From the first line of the data down to and including the line with "W, H, DPI = 2560, 862, 100", copy everything exactly, leaving out pictures.

[Start of DATA SEGMENT]

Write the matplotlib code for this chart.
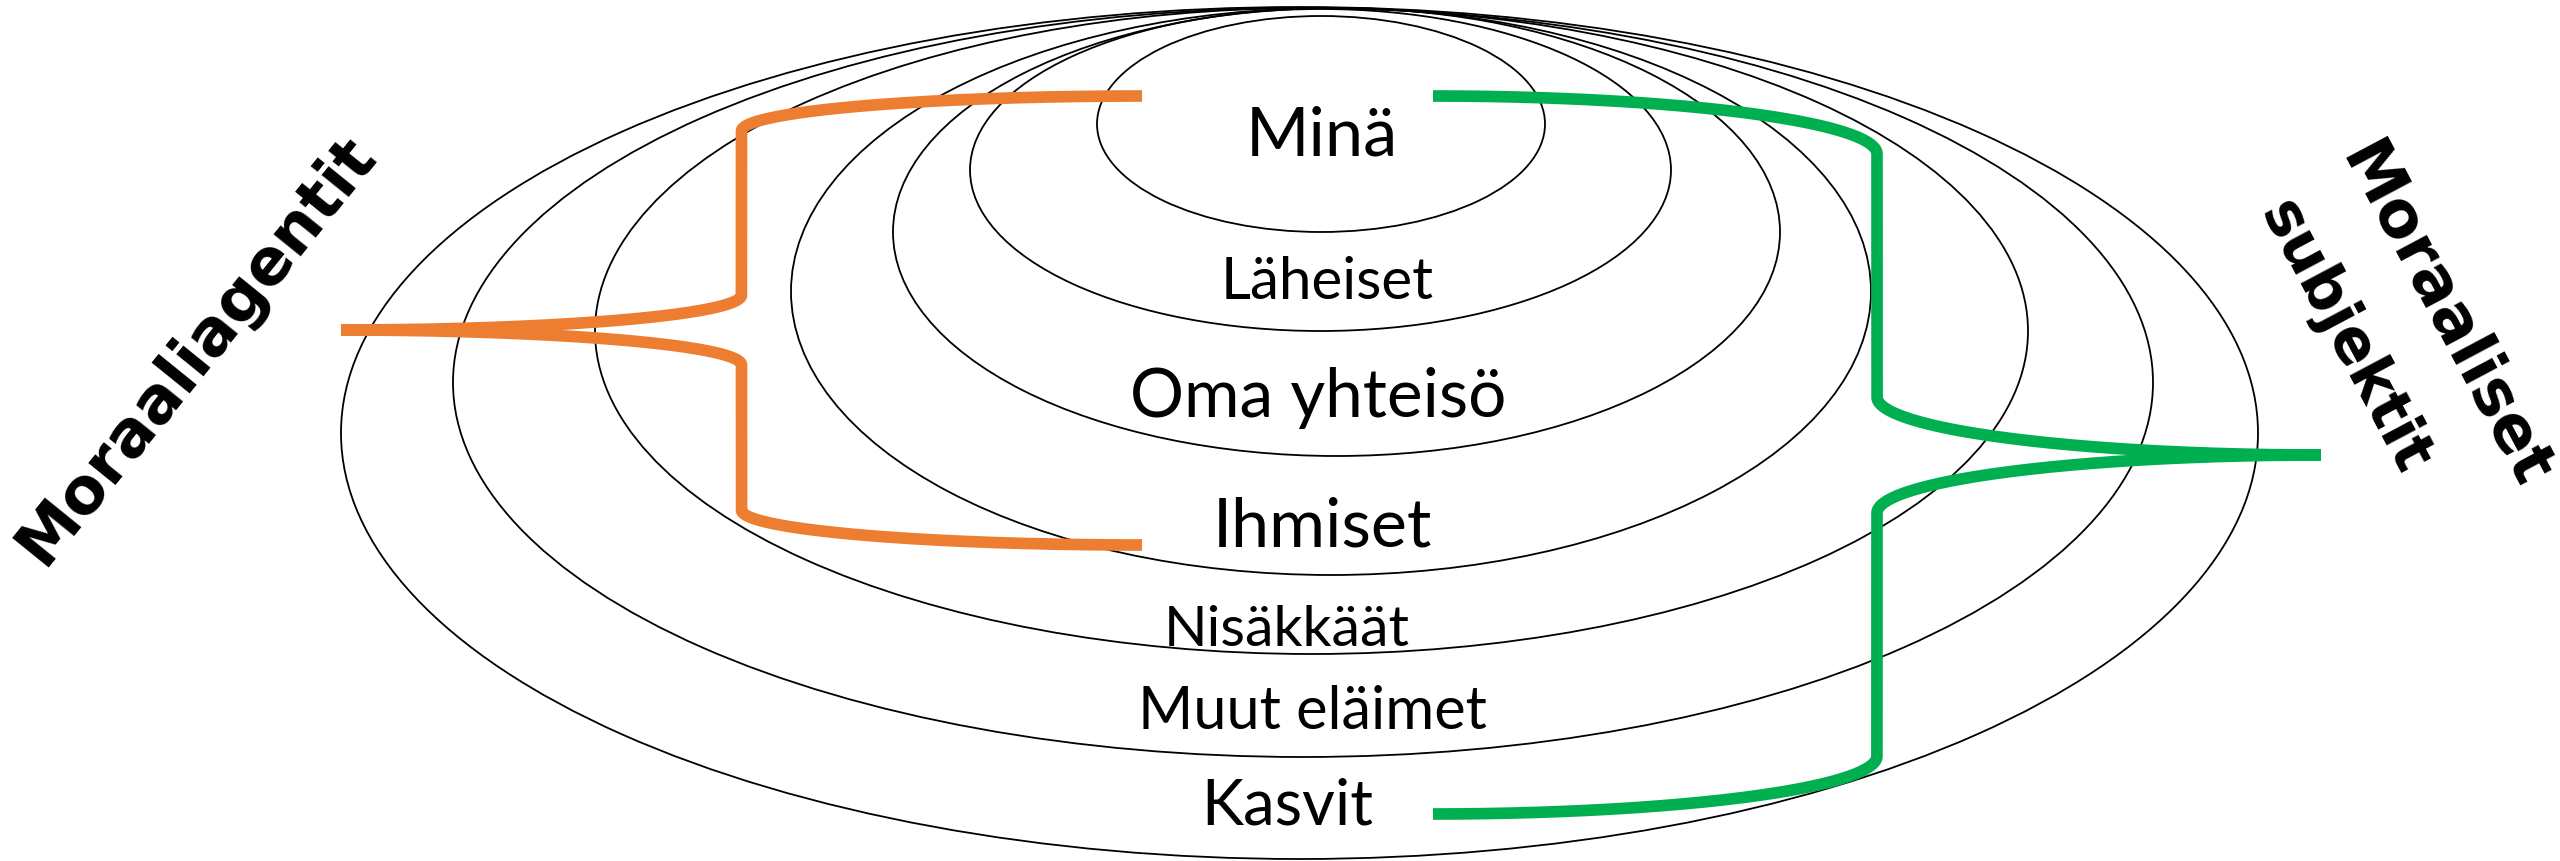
import matplotlib
matplotlib.use("Agg")
import matplotlib.pyplot as plt
import numpy as np
from matplotlib.patches import Ellipse

W, H, DPI = 2560, 862, 100

# ---- data: nested circles of moral consideration (inner -> outer) ----
ring_labels = ["Minä", "Läheiset", "Oma yhteisö", "Ihmiset", "Nisäkkäät", "Muut eläimet", "Kasvit"]
ring_left = [1097, 970, 893, 791, 595, 453, 341]
ring_right = [1545, 1671, 1780, 1871, 2028, 2153, 2258]
ring_top = [17, 10, 9, 9, 9, 9, 8]
ring_bottom = [233, 332, 457, 576, 655, 758, 860]

label_x = [1322, 1327, 1318, 1322, 1287, 1312, 1287]
label_baseline = [155, 299, 417, 547, 646, 729, 825]
label_width = [152, 213, 376, 219, 246, 349, 172]

title_texts = ["Moraaliagentit", "Moraaliset", "subjektit"]
title_center = [(196, 350), (2444, 316), (2344, 338)]
title_angle = [51, -62, -62]
title_length = [530, 380, 300]

ORANGE = "#ED7D31"
GREEN = "#00B050"

fig = plt.figure(figsize=(W / DPI, H / DPI), dpi=DPI)
ax = fig.add_axes([0, 0, 1, 1])
ax.set_xlim(0, W)
ax.set_ylim(H, 0)
ax.axis("off")

# ellipses
for l, r, t, b in zip(ring_left, ring_right, ring_top, ring_bottom):
    e = Ellipse(((l + r) / 2, (t + b) / 2), r - l, b - t, fill=False,
                edgecolor="black", linewidth=1.3, zorder=2)
    ax.add_patch(e)


def brace(x_arm, x_tip, y_top, y_tip, y_bot, ry, color, n=80):
    xm = (x_arm + x_tip) / 2
    t = np.linspace(0, np.pi / 2, n)
    x1 = x_arm + (xm - x_arm) * np.sin(t)
    y1 = y_top + ry * (1 - np.cos(t))
    x2 = xm + (x_tip - xm) * (1 - np.cos(t))
    y2 = y_tip - ry + ry * np.sin(t)
    xu = np.concatenate([x1, x2])
    yu = np.concatenate([y1, y2])
    x3 = x_tip + (xm - x_tip) * np.sin(t)
    y3 = y_tip + ry * (1 - np.cos(t))
    x4 = xm + (x_arm - xm) * (1 - np.cos(t))
    y4 = y_bot - ry + ry * np.sin(t)
    xl = np.concatenate([x3, x4])
    yl = np.concatenate([y3, y4])
    for xx, yy in ((xu, yu), (xl, yl)):
        ax.plot(xx, yy, color=color, linewidth=8.4, solid_capstyle="butt",
                solid_joinstyle="round", zorder=4)


brace(1142, 341, 97, 331, 546, 35, ORANGE)
brace(1433, 2321, 97, 456, 815, 58, GREEN)

# ring labels
texts = []
for lab, x, y in zip(ring_labels, label_x, label_baseline):
    texts.append(ax.text(x, y, lab, ha="center", va="baseline", fontsize=50,
                         family=["Lato", "DejaVu Sans"], color="black", zorder=5))

# side titles (created unrotated, sized, then rotated)
titles = []
for s, (cx, cy) in zip(title_texts, title_center):
    titles.append(ax.text(cx, cy, s, rotation=0, rotation_mode="anchor",
                          ha="center", va="center", fontsize=44,
                          fontweight="bold", family="DejaVu Sans",
                          color="black", zorder=5))

fig.canvas.draw()
rend = fig.canvas.get_renderer()
for txt, wt in zip(texts, label_width):
    bb = txt.get_window_extent(rend)
    txt.set_fontsize(txt.get_fontsize() * wt / bb.width)
for txt, L, ang in zip(titles, title_length, title_angle):
    bb = txt.get_window_extent(rend)
    txt.set_fontsize(txt.get_fontsize() * L / bb.width)
    txt.set_rotation(ang)

fig.savefig("out.png", dpi=DPI, facecolor="white")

[End of DATA SEGMENT]

◆ RESULT FOR THIS EXERCISE:
Write the matplotlib code for this chart.
import matplotlib
matplotlib.use("Agg")
import matplotlib.pyplot as plt
import numpy as np
from matplotlib.patches import Ellipse

W, H, DPI = 2560, 862, 100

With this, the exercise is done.